Chinese urban rail transit company

Beijing Mass Transit Railway Operation Corporation Limited (北京市地铁运营有限公司) formerly known as the Beijing Municipal Subway Company (北京市地下铁道总公司), is the Beijing city-owned company that operates 15 lines of the Beijing Subway. Like many Chinese state-owned companies, it is managed by a chief executive and overseen by a board of directors / party committee. The company has about 10,000 employees. Its subsidiaries include the Beijing Subway Rolling Stock Equipment Co. Ltd.

==History==
The company's origins dates to the construction of the Beijing Subway in the late 1960s. The subway construction and planning was headed by a special committee of the State Council. In February 1970, Premier Zhou Enlai handed management of the subway to the People's Liberation Army, which formed the PLA Rail Engineering Corp Beijing Subway Management Bureau. In November 1975, by order of the State Council and Central Military Commission the bureau was placed under the authority of Beijing Municipal Transportation Department.

On April 20, 1981, the bureau became the Beijing Subway Company, which was a subsidiary of the Beijing Public Transportation Company. The company's logo, the current symbol of the Beijing Subway, was unveiled in 1984, and the company was placed under the oversight of Beijing Planning Commission.
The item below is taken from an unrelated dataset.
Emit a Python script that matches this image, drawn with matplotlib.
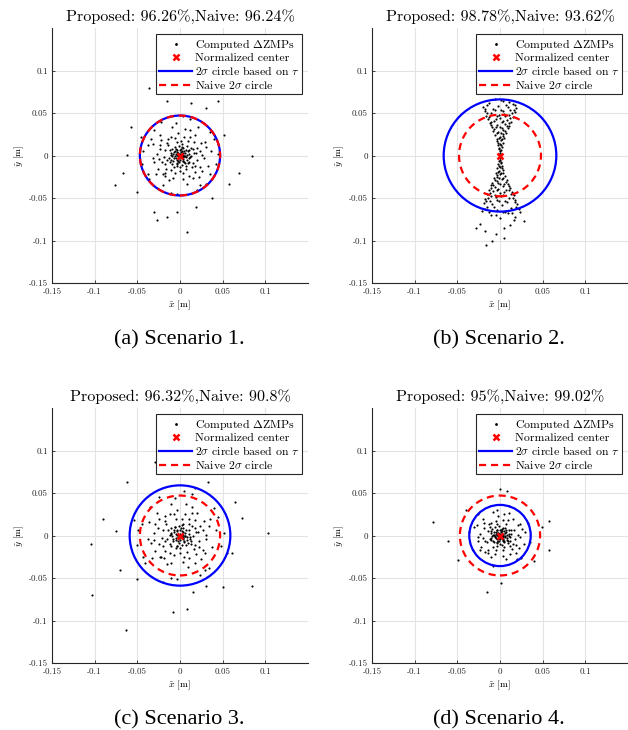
import numpy as np
import matplotlib
matplotlib.use('Agg')
import matplotlib.pyplot as plt
from matplotlib.patches import Circle
from matplotlib.lines import Line2D

plt.rcParams['font.family'] = ['cmr10', 'DejaVu Serif']
plt.rcParams['mathtext.fontset'] = 'cm'
plt.rcParams['axes.unicode_minus'] = False
plt.rcParams['axes.formatter.use_mathtext'] = True

# computed ZMP points (millimetres)
zmp_a = [(0,2),(-3,1),(4,-2),(2,5),(-5,-3),(6,3),(-2,-6),(1,-1),(-7,4),(8,-5),
         (3,9),(-9,-1),(5,-8),(-4,7),(10,2),(-1,11),(7,7),(-8,-7),(2,-11),(-11,3),
         (9,-9),(-6,10),(12,-2),(-3,-12),(4,1),(-1,-3),(3,-4),(-5,2),(6,-1),(0,7),
         (-9,8),(1,4),(-2,3),(5,5),(-6,-1),(3,-7),(-4,-9),(8,1),(-10,-5),(11,6),
         (-12,-8),(7,-12),(2,13),(-7,-13),(13,9),
         (1,0),(-1,2),(2,-3),(-2,-1),(0,-5),(3,3),(-4,-5),(5,0),(-6,5),(4,-6),
         (-3,4),(7,-2),(-7,-3),(1,8),(-1,-8),(9,5),(-8,2),(6,-9),(-5,8),(10,-3),
         (-10,1),(2,10),(-3,-10),(11,-8),(-9,-10),(8,11),(-12,6),(13,-1),(0,-13),(-13,-3),
         (15,-9),(-15,-5),(16,3),(-4,16),(7,-16),(-17,6),(9,17),(-10,-17),(18,-12),(-14,19),
         (20,9),(-21,-8),(4,-21),(-6,21),(23,-14),(-18,-21),(12,22),(-24,12),(26,1),(-25,-4),
         (15,-27),(-8,-27),(29,16),(-28,-22),(6,31),(-32,-3),(36,5),(-5,38),(24,-35),(-38,12),
         (15,8),(-14,12),(20,-5),(-18,-10),(5,22),(-6,-20),(25,15),(-22,18),(17,-19),(-20,-22),
         (28,-3),(-27,2),(3,-28),(-2,27),(12,30),(-13,-29),(30,10),(-30,-8),(22,-25),(-24,24),
         (18,24),(-17,-24),(33,-12),(-32,14),(8,-33),(-9,33),(26,-18),(-26,-16),(14,-14),(-15,15),
         (19,3),(-19,-2),(1,17),(0,-18),(24,5),(-23,8),(10,-24),(-11,22),(16,16),(-16,-16),
         (35,-22),(-34,20),(21,33),(-20,-35),
         (40,20),(-38,-22),(42,-10),(-43,5),(12,43),(-10,-44),(30,-33),(-31,30),(35,28),(-36,-28),
         (20,-40),(-22,40),(45,2),(-44,-10),(4,46),(-3,-45),
         (-36,80),(-58,34),(-62,1),(-76,-35),(-67,-20),(84,0),(69,-20),(52,24),(57,-34),(8,-90),
         (-27,-76),(-4,-66),(19,-61),(38,-50),(44,64),(31,56),(13,62),(-15,64),(-50,-43),(-46,22),
         (-31,-66),(-15,-72)]

zmp_b = [(0,3),(1,6),(-1,8),(2,10),(-2,12),(0,14),(3,15),(-3,17),(1,18),(-4,20),
         (5,21),(0,22),(-6,24),(3,25),(7,27),(-2,28),(-8,29),(4,30),(9,32),(-5,33),
         (0,34),(11,35),(-10,36),(6,37),(-12,38),(2,39),(13,40),(-7,41),(8,42),(-14,43),
         (0,44),(15,45),(-3,46),(-16,47),(10,48),(5,49),(-11,50),(17,51),(-18,52),(1,53),
         (12,54),(-8,55),(19,56),(-20,57),(-2,58),(7,60),(15,61),(-13,62),(3,64),(-6,66),
         (18,59),(10,63),(-15,60),(1,65),
         (0,5),(-1,9),(1,12),(-2,15),(2,19),(-1,21),(4,23),(-4,26),(1,27),(6,29),
         (-7,31),(2,32),(-9,34),(8,35),(-3,36),(10,38),(-11,40),(4,41),(-5,43),(12,44),
         (-13,45),(6,46),(-1,48),(14,50),(-15,50),(3,52),(-6,53),(16,54),(-17,55),(9,57),
         (0,-3),(-1,-6),(1,-8),(-2,-10),(2,-12),(0,-14),(-3,-15),(3,-17),(-1,-18),(4,-20),
         (-5,-21),(0,-22),(6,-24),(-3,-25),(-7,-27),(2,-28),(8,-29),(-4,-30),(-9,-32),(5,-33),
         (0,-34),(-11,-35),(10,-36),(-6,-37),(12,-38),(-2,-39),(-13,-40),(7,-41),(-8,-42),(14,-43),
         (0,-44),(-15,-45),(3,-46),(16,-47),(-10,-48),(-5,-49),(11,-50),(-17,-51),(18,-52),(-1,-53),
         (-12,-54),(8,-55),(-19,-56),(20,-57),(2,-58),(-7,-60),(-15,-61),(13,-62),(-3,-64),(6,-66),
         (22,-63),(-21,-65),(9,-68),(-10,-70),(17,-72),(0,-74),
         (0,-5),(1,-9),(-1,-12),(2,-15),(-2,-19),(1,-21),(-4,-23),(4,-26),(-1,-27),(-6,-29),
         (7,-31),(-2,-32),(9,-34),(-8,-35),(3,-36),(-10,-38),(11,-40),(-4,-41),(5,-43),(-12,-44),
         (13,-45),(-6,-46),(1,-48),(-14,-50),(15,-50),(-3,-52),(6,-53),(-16,-54),(17,-55),(-9,-57),
         (19,-60),(-18,-63),(4,-67),(-5,-70),(14,-68),(-13,-66),
         (-16,-105),(-9,-100),(-28,-85),(-18,-89),(5,-85),(16,-76),(28,-77),(23,-66),(5,-97),
         (-24,-80),(12,-82),(-5,-92)]

zmp_c = [(0,2),(-3,1),(4,-2),(2,5),(-5,-3),(6,3),(-2,-6),(1,-1),(-7,4),(8,-5),
         (3,9),(-9,-1),(5,-8),(-4,7),(10,2),(-1,11),(7,7),(-8,-7),(2,-11),(-11,3),
         (9,-9),(-6,10),(12,-2),(-3,-12),(4,1),(-1,-3),(3,-4),(-5,2),(6,-1),(0,7),
         (-10,9),(13,-6),(-12,-10),(4,14),(-5,-15),(14,11),
         (1,0),(-2,2),(3,-3),(-2,-2),(0,-5),(4,4),(-5,-5),(6,0),(-7,6),(5,-7),
         (-4,5),(8,-2),(-8,-4),(1,9),(-1,-9),(11,6),(-10,2),(7,-11),(-6,10),(12,-4),
         (-12,1),(2,12),(-4,-12),(13,-10),(-11,-12),(10,13),(-14,7),(15,-1),(0,-15),(-15,-4),
         (18,-11),(-18,-6),(19,4),(-5,19),(8,-19),(-20,7),(11,20),(-12,-20),(22,-14),(-17,23),
         (24,11),(-25,-10),(5,-25),(-7,25),(27,-17),(-22,-25),(14,26),(-29,14),(31,1),(-30,-5),
         (18,-32),(-10,-32),(35,19),(-33,-26),(7,37),(-38,-4),(42,6),(-6,44),(29,-41),(-44,14),
         (17,9),(-16,14),(22,-6),(-20,-12),(6,25),(-7,-23),(28,17),(-25,20),(19,-22),(-23,-25),
         (31,-4),(-30,3),(4,-31),(-3,30),(14,34),(-15,-33),(34,11),(-34,-9),(25,-28),(-27,27),
         (20,27),(-19,-27),(37,-14),(-36,16),(9,-37),(-10,37),(29,-20),(-29,-18),(16,-16),(-17,17),
         (21,4),(-21,-3),(2,19),(0,-20),(27,6),(-26,9),(11,-27),(-12,25),(18,18),(-18,-18),
         (45,22),(-43,-25),(48,-12),(-49,6),(14,49),(-11,-50),(34,-38),(-35,34),(40,32),(-41,-32),
         (23,-46),(-25,45),(51,3),(-50,-11),(5,52),(-4,-51),(55,-20),(-54,18),(-20,-55),(18,56),
         (-103,-70),(-63,-111),(-90,20),(-104,-10),(103,3),(84,-59),(73,21),(61,-21),(-62,63),(-29,86),
         (8,-86),(-8,-90),(15,-67),(33,63),(-50,-51),(31,-59),(-70,-40),(65,40),(-75,5),(50,-60)]

zmp_d = [(0,2),(-3,1),(4,-2),(2,5),(-5,-3),(6,3),(-2,-6),(1,-1),(-7,4),(8,-5),
         (3,9),(-9,-1),(5,-8),(-4,7),(10,2),(-1,11),(7,7),(-8,-7),(2,-11),(-11,3),
         (9,-9),(-6,10),(12,-2),(-3,-12),(4,1),(-1,-3),(3,-4),(-5,2),(6,-1),(0,7),
         (-9,8),(1,4),(-2,3),(5,5),(-6,-1),(3,-7),(-4,-9),(8,1),(-10,-5),(11,6),
         (1,0),(-1,2),(2,-2),(-2,-1),(0,-4),(3,2),(-3,-4),(4,0),(-5,4),(3,-5),
         (-2,3),(6,-2),(-6,-2),(1,6),(-1,-7),(7,4),(-7,1),(5,-7),(-4,6),(8,-3),
         (-8,1),(2,8),(-3,-8),(9,-6),(-7,-8),(6,9),(-10,5),(10,-1),(0,-10),(-10,-3),
         (12,-7),(-12,-4),(13,2),(-3,13),(5,-13),(-14,5),(7,14),(-8,-14),(15,-10),(-11,15),
         (16,7),(-17,-6),(3,-17),(-5,17),(19,-11),(-14,-17),(9,18),(-19,9),(21,1),(-20,-3),
         (12,-22),(-6,-22),(23,13),(-23,-17),(5,25),(-26,-2),(29,4),(-4,30),(20,-28),(-30,10),
         (13,7),(-12,10),(17,-4),(-15,-8),(4,18),(-5,-17),(21,12),(-19,15),(14,-16),(-17,-19),
         (24,-2),(-23,2),(3,-24),(-2,23),(10,26),(-11,-25),(26,8),(-26,-7),(19,-21),(-20,20),
         (15,20),(-14,-20),(28,-10),(-27,12),(7,-28),(-8,28),(22,-15),(-22,-13),(12,-12),(-13,13),
         (33,15),(-32,-17),(35,-8),(-36,4),(10,35),(-8,-36),(25,-27),(-26,25),
         (-78,16),(-61,-6),(58,17),(58,-17),(-15,-66),(1,-56),(0,55),(8,52),(49,10),(-49,-29),
         (40,-30),(-40,30)]

# circle radii [m]
r_proposed = [0.047, 0.066, 0.059, 0.036]
r_naive = [0.047, 0.048, 0.047, 0.047]
proposed_pct = ['96.26', '98.78', '96.32', '95']
naive_pct = ['96.24', '93.62', '90.8', '99.02']
captions = ['(a) Scenario 1.', '(b) Scenario 2.', '(c) Scenario 3.', '(d) Scenario 4.']
ticks = [-0.15, -0.1, -0.05, 0, 0.05, 0.1]
tick_labels = ['-0.15', '-0.1', '-0.05', '0', '0.05', '0.1']

fig = plt.figure(figsize=(6.28, 7.30), dpi=100)
W, H = 628.0, 730.0
boxes = [(52, 28), (372, 28), (52, 408), (372, 408)]
aw, ah = 256, 255

for i, pts in enumerate([zmp_a, zmp_b, zmp_c, zmp_d]):
    x0, y0 = boxes[i]
    ax = fig.add_axes([x0 / W, 1 - (y0 + ah) / H, aw / W, ah / H])
    p = np.array(pts) / 1000.0
    ax.scatter(p[:, 0], p[:, 1], s=2.4, c='k', marker='o', linewidths=0, zorder=2)
    ax.add_patch(Circle((0, 0), r_proposed[i], fill=False, ec='#0000ff', lw=1.6, zorder=3))
    ax.add_patch(Circle((0, 0), r_naive[i], fill=False, ec='#ff0000', lw=1.6,
                        ls=(0, (3.2, 2.2)), zorder=4))
    ax.plot([0], [0], 'x', color='#ff0000', ms=5, mew=1.8, zorder=5)

    ax.set_xlim(-0.15, 0.15)
    ax.set_ylim(-0.15, 0.15)
    ax.set_xticks(ticks)
    ax.set_yticks(ticks)
    ax.set_xticklabels(tick_labels, fontsize=6.5)
    ax.set_yticklabels(tick_labels, fontsize=6.5)
    ax.tick_params(direction='in', length=2.5, width=0.6, colors='#262626', pad=3)
    ax.grid(True, color='#e3e3e3', lw=0.8)
    ax.set_axisbelow(True)
    for s in ['top', 'right']:
        ax.spines[s].set_visible(False)
    for s in ['left', 'bottom']:
        ax.spines[s].set_color('#262626')
        ax.spines[s].set_linewidth(0.8)
    ax.set_xlabel(r'$\tilde{x}$ [m]', fontsize=7, labelpad=2)
    ax.set_ylabel(r'$\tilde{y}$ [m]', fontsize=7, labelpad=2)
    ax.set_title('Proposed: %s%%,Naive: %s%%' % (proposed_pct[i], naive_pct[i]),
                 fontsize=11.6, pad=5)

    handles = [Line2D([], [], ls='none', marker='.', ms=2, color='k'),
               Line2D([], [], ls='none', marker='x', ms=5, mew=1.8, color='#ff0000'),
               Line2D([], [], color='#0000ff', lw=1.6),
               Line2D([], [], color='#ff0000', lw=1.6, ls=(0, (3.2, 2.2)))]
    labels = [r'Computed $\Delta$ZMPs', 'Normalized center',
              r'$2\sigma$ circle based on $\tau$', r'Naive $2\sigma$ circle']
    leg = ax.legend(handles, labels, loc='upper right', fontsize=8.5, fancybox=False,
                    edgecolor='#262626', framealpha=1, handlelength=2.8,
                    handletextpad=0.2, borderpad=0.25, labelspacing=0.1,
                    borderaxespad=0.5)
    leg.get_frame().set_linewidth(0.8)

    fig.text((x0 + aw / 2 - 1) / W, 1 - (y0 + 312) / H, captions[i],
             family='Liberation Serif', fontsize=16, ha='center', va='center')

fig.savefig('out.png', dpi=100)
In July 2001, the Beijing Municipal Government reorganized the subway company into the Beijing Subway Group Company Ltd., a wholly city-owned holding company, which assumed ownership of all of the subway's assets. At the same time, the city also created two subsidiary companies—the Beijing Mass Transit Railway Operation Corp. Ltd., responsible for operating the subway, and the Beijing Mass Transit Construction Corp. Ltd., in charge of subway construction. This act separated ownership from operations of the subway and marked the beginning of the company as the designated subway operator. In November 2003, the assets of the Beijing Subway Group Company were transferred to the newly created Beijing Infrastructure Investment Co. Ltd. ("BII"). In 2004, BII signed a formal operations agreement with the company to manage Lines 1 and 2. This type of operations agreement was repeated for Lines Batong, 5, 8, 10, 13 and the Airport Express.

The company has management rights for 15 lines of the Beijing Subway: Lines 1, 2, 5–10, 13, 15, Batong line, Changping line, Fangshan line, Yizhuang line and S1 line.